What you have to do ▸ Copy out each line of the data holding "that".
--- start ---
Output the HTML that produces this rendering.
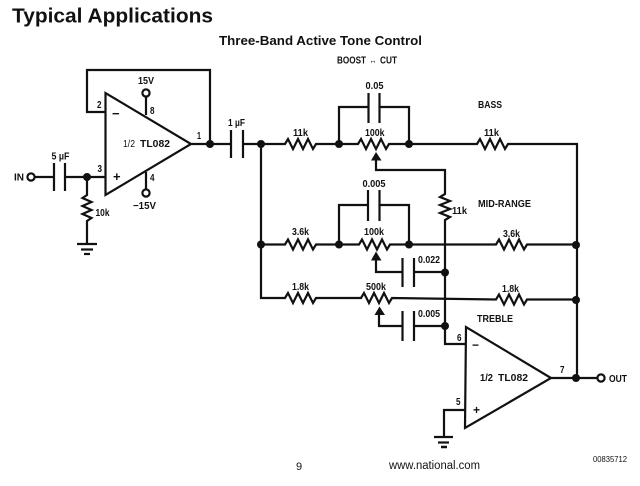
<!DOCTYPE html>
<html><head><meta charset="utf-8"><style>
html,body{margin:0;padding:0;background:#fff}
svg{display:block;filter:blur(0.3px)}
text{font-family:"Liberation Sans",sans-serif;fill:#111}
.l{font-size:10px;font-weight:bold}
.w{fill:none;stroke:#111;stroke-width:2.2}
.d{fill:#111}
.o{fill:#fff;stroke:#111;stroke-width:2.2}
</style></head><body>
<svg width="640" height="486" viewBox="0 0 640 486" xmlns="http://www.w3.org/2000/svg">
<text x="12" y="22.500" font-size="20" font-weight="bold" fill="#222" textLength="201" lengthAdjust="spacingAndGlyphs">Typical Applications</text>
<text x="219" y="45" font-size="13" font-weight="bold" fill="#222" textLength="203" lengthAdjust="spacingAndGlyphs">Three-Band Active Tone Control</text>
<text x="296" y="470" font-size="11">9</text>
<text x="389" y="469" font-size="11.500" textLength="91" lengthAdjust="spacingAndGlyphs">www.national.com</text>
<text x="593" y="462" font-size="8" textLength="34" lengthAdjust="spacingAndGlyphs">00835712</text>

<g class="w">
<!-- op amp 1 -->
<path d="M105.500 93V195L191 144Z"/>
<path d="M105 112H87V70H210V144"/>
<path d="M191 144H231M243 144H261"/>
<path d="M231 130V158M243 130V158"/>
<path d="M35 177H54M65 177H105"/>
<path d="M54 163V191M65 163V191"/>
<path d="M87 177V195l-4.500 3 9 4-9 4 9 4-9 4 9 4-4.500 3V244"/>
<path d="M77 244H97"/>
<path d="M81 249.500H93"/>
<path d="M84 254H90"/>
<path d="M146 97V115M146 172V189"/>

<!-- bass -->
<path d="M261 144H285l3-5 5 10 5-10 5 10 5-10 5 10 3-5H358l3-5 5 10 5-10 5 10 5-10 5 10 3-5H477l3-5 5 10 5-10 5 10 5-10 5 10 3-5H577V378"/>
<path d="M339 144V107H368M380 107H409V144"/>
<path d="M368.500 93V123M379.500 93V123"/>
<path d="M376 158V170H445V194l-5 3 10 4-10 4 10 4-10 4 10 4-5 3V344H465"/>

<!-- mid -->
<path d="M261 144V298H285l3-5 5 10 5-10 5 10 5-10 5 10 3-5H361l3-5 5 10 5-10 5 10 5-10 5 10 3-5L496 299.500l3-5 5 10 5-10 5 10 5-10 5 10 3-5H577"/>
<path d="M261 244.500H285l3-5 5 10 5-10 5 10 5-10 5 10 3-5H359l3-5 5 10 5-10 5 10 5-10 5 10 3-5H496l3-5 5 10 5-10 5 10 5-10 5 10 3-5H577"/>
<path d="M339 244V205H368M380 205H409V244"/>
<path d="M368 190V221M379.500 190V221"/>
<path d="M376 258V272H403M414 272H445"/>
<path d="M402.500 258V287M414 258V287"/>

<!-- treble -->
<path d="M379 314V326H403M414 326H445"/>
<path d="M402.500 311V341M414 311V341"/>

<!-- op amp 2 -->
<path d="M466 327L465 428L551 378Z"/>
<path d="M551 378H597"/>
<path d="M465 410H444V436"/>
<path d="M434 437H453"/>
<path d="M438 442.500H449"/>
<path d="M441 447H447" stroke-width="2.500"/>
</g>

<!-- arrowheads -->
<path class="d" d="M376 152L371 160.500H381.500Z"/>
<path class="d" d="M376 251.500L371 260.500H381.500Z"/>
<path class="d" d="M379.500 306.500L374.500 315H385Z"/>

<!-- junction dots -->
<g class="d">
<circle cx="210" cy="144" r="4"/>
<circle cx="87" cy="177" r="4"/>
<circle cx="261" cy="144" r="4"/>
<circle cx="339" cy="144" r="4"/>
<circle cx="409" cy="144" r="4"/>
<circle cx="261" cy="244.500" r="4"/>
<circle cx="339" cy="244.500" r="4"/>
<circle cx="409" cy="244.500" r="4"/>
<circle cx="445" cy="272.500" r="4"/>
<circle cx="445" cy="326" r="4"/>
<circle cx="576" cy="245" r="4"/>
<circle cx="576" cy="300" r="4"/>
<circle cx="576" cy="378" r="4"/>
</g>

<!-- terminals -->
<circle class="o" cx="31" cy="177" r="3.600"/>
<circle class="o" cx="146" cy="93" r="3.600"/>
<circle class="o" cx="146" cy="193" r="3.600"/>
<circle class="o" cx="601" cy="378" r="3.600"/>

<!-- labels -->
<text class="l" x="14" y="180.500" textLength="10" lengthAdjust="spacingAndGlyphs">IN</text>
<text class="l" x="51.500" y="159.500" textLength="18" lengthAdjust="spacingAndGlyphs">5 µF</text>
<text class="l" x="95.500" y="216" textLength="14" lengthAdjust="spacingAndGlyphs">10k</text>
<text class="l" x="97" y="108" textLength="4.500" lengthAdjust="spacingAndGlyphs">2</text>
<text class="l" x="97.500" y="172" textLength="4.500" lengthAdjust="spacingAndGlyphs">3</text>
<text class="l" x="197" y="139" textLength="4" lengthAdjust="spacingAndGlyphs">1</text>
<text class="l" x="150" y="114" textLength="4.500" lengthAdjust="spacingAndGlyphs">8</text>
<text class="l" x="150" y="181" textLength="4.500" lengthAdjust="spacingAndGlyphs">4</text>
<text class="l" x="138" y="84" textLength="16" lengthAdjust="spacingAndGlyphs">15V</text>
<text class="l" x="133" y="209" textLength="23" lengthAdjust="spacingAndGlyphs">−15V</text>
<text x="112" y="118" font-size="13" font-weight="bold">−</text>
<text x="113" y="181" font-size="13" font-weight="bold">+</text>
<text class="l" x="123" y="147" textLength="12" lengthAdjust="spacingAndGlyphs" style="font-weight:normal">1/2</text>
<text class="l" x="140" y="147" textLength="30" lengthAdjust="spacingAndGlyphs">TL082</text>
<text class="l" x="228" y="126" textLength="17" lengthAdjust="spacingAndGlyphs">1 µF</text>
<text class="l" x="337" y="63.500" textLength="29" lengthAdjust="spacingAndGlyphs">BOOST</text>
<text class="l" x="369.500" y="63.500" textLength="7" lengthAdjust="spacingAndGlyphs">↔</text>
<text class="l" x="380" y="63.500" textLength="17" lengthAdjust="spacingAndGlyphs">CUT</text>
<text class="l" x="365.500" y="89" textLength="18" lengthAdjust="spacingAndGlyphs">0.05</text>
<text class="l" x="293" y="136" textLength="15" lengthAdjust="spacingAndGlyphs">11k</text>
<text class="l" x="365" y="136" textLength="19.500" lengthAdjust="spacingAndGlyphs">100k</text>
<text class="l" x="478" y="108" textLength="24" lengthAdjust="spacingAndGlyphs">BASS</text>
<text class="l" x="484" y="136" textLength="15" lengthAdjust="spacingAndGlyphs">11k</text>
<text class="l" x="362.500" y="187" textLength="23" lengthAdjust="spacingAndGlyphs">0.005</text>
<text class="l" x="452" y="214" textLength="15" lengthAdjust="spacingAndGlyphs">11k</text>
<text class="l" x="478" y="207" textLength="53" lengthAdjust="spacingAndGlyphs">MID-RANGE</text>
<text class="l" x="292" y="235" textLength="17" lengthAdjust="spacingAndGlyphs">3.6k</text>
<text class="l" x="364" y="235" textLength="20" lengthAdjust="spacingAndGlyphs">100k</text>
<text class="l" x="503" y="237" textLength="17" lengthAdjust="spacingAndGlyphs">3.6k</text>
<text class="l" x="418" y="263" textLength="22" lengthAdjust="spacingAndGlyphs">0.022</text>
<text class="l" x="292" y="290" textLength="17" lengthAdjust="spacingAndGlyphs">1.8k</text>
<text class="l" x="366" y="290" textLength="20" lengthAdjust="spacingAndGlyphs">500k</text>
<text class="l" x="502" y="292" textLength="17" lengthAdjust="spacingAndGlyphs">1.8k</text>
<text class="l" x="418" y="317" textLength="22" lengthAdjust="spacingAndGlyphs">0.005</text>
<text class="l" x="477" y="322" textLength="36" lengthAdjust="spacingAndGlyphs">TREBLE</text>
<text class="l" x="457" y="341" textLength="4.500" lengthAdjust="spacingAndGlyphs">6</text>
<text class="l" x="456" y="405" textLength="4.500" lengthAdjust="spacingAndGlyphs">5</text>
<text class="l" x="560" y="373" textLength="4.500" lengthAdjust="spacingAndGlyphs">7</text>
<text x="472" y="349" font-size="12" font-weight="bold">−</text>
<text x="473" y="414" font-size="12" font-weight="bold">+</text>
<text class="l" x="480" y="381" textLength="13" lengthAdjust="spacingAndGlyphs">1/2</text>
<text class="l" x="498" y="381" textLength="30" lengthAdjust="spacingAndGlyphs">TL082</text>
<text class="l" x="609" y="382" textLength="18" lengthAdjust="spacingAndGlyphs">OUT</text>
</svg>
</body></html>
--- end ---
--- start ---
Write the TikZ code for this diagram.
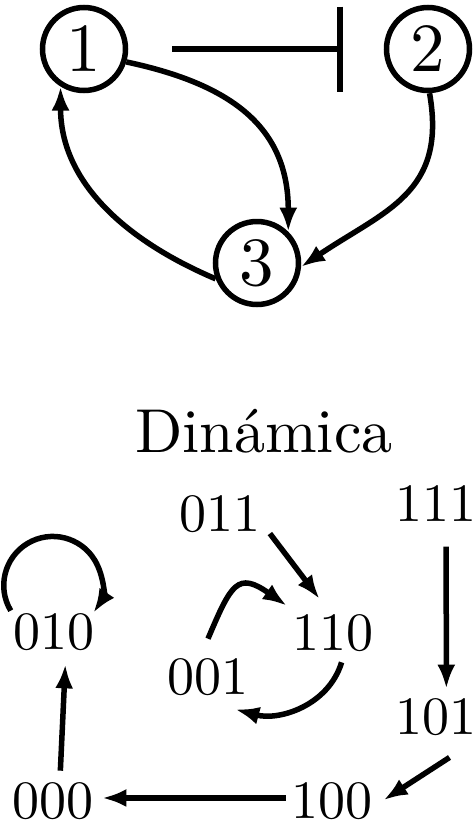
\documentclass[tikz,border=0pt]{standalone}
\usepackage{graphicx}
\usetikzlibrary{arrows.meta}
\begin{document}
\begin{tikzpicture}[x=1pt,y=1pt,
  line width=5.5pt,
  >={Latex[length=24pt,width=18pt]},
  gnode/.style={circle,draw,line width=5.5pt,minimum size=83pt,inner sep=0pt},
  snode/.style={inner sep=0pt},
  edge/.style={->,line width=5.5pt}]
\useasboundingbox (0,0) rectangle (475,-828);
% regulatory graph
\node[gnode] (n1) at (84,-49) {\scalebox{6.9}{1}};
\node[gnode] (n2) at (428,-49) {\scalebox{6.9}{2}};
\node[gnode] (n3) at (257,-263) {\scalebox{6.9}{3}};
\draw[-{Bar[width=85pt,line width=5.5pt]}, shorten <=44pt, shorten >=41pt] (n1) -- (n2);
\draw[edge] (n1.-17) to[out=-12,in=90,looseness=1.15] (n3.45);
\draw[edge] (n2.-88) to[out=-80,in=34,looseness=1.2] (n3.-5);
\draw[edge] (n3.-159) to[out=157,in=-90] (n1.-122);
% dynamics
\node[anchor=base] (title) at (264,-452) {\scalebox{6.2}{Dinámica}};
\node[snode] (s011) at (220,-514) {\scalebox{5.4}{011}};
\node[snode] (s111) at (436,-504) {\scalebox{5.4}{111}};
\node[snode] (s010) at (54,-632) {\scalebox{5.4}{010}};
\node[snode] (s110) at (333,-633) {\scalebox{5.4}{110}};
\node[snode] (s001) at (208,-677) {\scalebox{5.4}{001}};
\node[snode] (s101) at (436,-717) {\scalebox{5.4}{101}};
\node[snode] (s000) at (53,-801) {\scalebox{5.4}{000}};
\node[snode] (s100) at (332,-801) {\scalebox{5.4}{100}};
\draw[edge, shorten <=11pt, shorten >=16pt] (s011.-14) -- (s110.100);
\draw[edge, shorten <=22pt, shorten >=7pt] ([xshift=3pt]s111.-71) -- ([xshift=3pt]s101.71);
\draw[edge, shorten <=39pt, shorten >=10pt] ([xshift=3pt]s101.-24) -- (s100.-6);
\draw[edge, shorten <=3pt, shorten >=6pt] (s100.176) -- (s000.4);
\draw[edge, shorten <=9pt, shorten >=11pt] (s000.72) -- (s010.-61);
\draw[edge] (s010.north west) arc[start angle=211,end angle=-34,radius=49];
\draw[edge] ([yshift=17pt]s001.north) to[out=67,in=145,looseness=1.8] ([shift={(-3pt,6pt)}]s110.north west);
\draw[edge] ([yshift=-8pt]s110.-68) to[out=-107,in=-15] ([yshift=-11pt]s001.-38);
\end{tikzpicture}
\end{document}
--- end ---
--- start ---
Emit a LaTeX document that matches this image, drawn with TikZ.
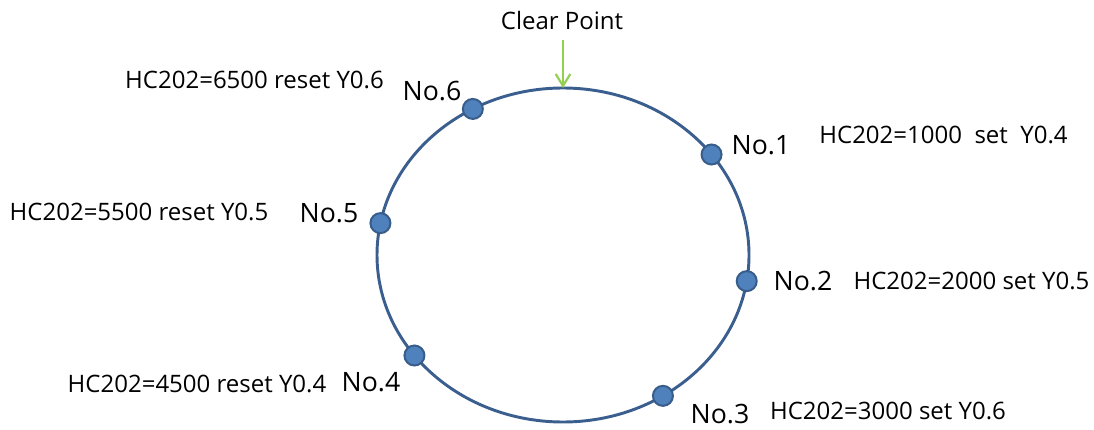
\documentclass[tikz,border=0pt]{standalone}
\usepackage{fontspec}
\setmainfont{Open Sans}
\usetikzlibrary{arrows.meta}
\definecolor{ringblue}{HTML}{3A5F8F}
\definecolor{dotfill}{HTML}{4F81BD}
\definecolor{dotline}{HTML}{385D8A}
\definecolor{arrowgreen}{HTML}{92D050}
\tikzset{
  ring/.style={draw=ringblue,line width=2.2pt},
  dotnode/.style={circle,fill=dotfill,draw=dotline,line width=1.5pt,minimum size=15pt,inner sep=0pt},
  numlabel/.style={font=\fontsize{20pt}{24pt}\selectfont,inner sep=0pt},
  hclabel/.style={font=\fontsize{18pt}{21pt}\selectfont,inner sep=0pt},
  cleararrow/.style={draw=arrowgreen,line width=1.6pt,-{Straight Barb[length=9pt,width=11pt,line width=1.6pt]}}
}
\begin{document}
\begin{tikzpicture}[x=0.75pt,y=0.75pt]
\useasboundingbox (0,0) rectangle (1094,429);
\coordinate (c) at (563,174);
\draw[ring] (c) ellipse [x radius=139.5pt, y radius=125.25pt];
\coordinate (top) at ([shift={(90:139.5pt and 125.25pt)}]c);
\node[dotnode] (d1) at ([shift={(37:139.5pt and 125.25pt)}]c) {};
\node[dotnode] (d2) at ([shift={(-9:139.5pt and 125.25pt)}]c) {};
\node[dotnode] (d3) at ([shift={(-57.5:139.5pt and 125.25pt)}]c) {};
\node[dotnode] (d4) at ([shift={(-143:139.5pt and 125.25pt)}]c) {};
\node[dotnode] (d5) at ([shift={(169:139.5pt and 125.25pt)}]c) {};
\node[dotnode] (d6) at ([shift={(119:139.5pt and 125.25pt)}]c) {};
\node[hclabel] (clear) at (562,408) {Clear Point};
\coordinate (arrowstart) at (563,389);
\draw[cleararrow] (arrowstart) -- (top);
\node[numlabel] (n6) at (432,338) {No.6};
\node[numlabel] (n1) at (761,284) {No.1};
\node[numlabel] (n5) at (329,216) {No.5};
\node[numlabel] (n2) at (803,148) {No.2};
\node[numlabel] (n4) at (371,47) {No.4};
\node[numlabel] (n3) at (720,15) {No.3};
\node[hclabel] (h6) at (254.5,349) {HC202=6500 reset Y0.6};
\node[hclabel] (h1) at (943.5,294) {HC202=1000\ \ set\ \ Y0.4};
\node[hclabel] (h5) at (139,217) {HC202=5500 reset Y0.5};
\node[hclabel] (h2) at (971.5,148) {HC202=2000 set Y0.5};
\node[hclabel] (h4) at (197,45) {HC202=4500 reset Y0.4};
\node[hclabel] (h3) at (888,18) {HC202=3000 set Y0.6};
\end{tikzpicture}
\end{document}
--- end ---
Task answer ▸
Output the HTML that produces this rendering.
Emit a LaTeX document that matches this image, drawn with TikZ.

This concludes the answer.